MOVIE: *1/2 (out of 5)
BLU-RAY EXPERIENCE: ** (out of 5)
BY KEVIN CARR
I can respect any filmmaker that is trying to deliver an original film under staggering odds. In fact, unless you’re one of the anointed few filmmakers that take charge of the massive summer event films, you fall into this category.
BAFTA-winning actor/writer/director Noel Clarke has seen his fair share of in-front-of-the-camera work, but he’s still working on becoming a household name. Most sci-fi fans have seen him in the early years of the “Doctor Who” reboot as Mickey, Rose Tyler’s boyfriend, and he’s had quite a bit of work in Britain.
His latest major piece is “220.127.116.11,” which he wrote and co-directed with Mark Davis. The story follows four London girls who stumble into a jewel heist. The movie is told from each of the four girls’ perspective over a weekend, as the heist intersects with their own personal problems.
Like many films and television shows I’ve seen lately, I admire the ambition. Unfortunately, it’s the execution that fails here. None of the characters are even remotely likeable.

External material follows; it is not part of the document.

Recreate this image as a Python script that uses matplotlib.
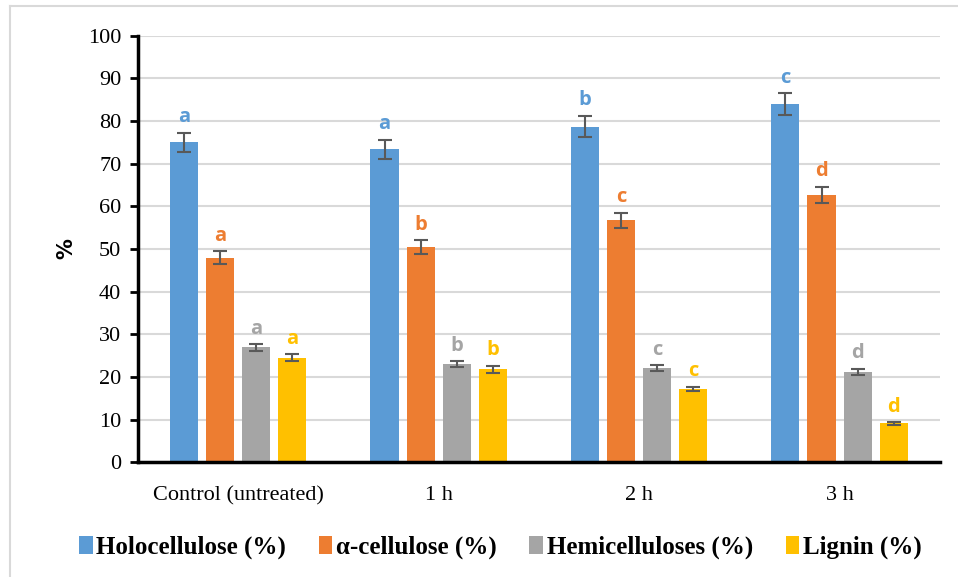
import matplotlib.pyplot as plt
from matplotlib.lines import Line2D
import numpy as np

groups = ['Control (untreated)', '1 h', '2 h', '3 h']
series = ['Holocellulose (%)', 'α-cellulose (%)', 'Hemicelluloses (%)', 'Lignin (%)']
values = [
    [75.0, 73.4, 78.7, 84.0],
    [48.0, 50.4, 56.7, 62.7],
    [26.9, 23.0, 22.0, 21.2],
    [24.5, 21.8, 17.2, 9.1],
]
errors = [
    [2.3, 2.2, 2.5, 2.5],
    [1.5, 1.6, 1.8, 1.9],
    [0.8, 0.7, 0.7, 0.7],
    [0.8, 0.8, 0.5, 0.3],
]
letters = [
    ['a', 'a', 'b', 'c'],
    ['a', 'b', 'c', 'd'],
    ['a', 'b', 'c', 'd'],
    ['a', 'b', 'c', 'd'],
]
colors = ['#5b9bd5', '#ed7d31', '#a5a5a5', '#ffc000']

fig = plt.figure(figsize=(9.58, 5.77), dpi=100)
# thin frame along the top and left edge
fig.add_artist(Line2D([9.5 / 958, 9.5 / 958], [0, 1 - 5.5 / 577], transform=fig.transFigure,
                      color='#d9d9d9', lw=1.5))
fig.add_artist(Line2D([9.5 / 958, 1], [1 - 5.5 / 577, 1 - 5.5 / 577], transform=fig.transFigure,
                      color='#d9d9d9', lw=1.5))
ax = fig.add_axes([0.144, 0.199, 0.837, 0.739])

x = np.arange(len(groups))
width = 0.14
step = 0.18
for i, (name, vals, errs, lab, col) in enumerate(zip(series, values, errors, letters, colors)):
    pos = x + (i - 1.5) * step
    ax.bar(pos, vals, width, color=col, label=name, zorder=2)
    ax.errorbar(pos, vals, yerr=errs, fmt='none', ecolor='#595959',
                elinewidth=1.5, capsize=5, capthick=1.5, zorder=3)
    for p, v, e, t in zip(pos, vals, errs, lab):
        ax.text(p, v + e + 1.3, t, ha='center', va='bottom', color=col,
                fontsize=14.5, fontweight='bold', family='Open Sans')

ax.set_xlim(-0.5, 3.5)
ax.set_ylim(0, 100)
ax.set_yticks(range(0, 101, 10))
ax.set_xticks(x)
ax.set_xticklabels(groups, family='Liberation Serif', fontsize=16)
for lbl in ax.get_yticklabels():
    lbl.set_family('Liberation Serif')
    lbl.set_fontsize(16)
ax.tick_params(axis='x', length=0, pad=17)
ax.tick_params(axis='y', length=6, width=2, direction='out', pad=6)
ax.yaxis.grid(True, color='#d9d9d9', linewidth=1.5, zorder=0)
ax.set_axisbelow(True)
for s in ['top', 'right']:
    ax.spines[s].set_visible(False)
ax.spines['left'].set_linewidth(2.5)
ax.spines['bottom'].set_linewidth(2.5)
ax.set_ylabel('%', fontsize=15, fontweight='bold', family='DejaVu Sans', labelpad=8)

ax.legend(loc='upper center', bbox_to_anchor=(0.452, -0.12), ncol=4, frameon=False,
          prop={'family': 'Liberation Serif', 'weight': 'bold', 'size': 18},
          handlelength=0.55, handleheight=0.75, handletextpad=0.15, columnspacing=1.3)

fig.savefig('out.png', dpi=100)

Jo (Emma Roberts) is meant to be a hard-working blue-collar girl, but she’s not very nice to anyone, including her friends. Cassandra (Tamsin Egerton) is the rich girl who travels to New York to lose her virginity to her online boyfriend, but she makes such stupid moves throughout the movie, I just don’t sympathize with her. Kerrys (Shanika Warren-Markland) is a defiant, rebellious lesbian who is ready to get in a fight with anyone who looks at her sideways, a terribly cliched character at best. Finally, there’s Shannon (Ophelia Lovibond), a mopey teen who was coerced into getting an abortion, which yields an awkward and often confused and preachy political element.
There’s an attempt to understand each of the girl’s perspective, but with no likability or sympathy for them, it’s hard to swallow. More over, as the movie tries to weave together this not-quite-so-brilliant-as-they-think-it-is jewel heist sidestory, the film feels like its held together with wet tissue paper and chewing gum. Like the forced abortion storyline with Shannon, this results in back-end preaching about conflict diamonds that only superficially gets mentioned but never gets examined in the slightest.
Clarke does some cool things with the camera, including an innovative way to show the four stories splitting up. However, this feels like a fantasy, trying to tell the story of four girls in what one might consider sexy in a wet dream. And to make the filmmaker fantasy complete, Clarke gives us the most unnecessary and out-of-place bit part by filmmaker Kevin Smith. I’m still trying to wrap my brain around that angle.
The Blu-ray comes with a 20-minute making-of featurette, which answers some of the questions that arise during the film, but sadly it’s a better-directed and more cohesive piece than the film itself.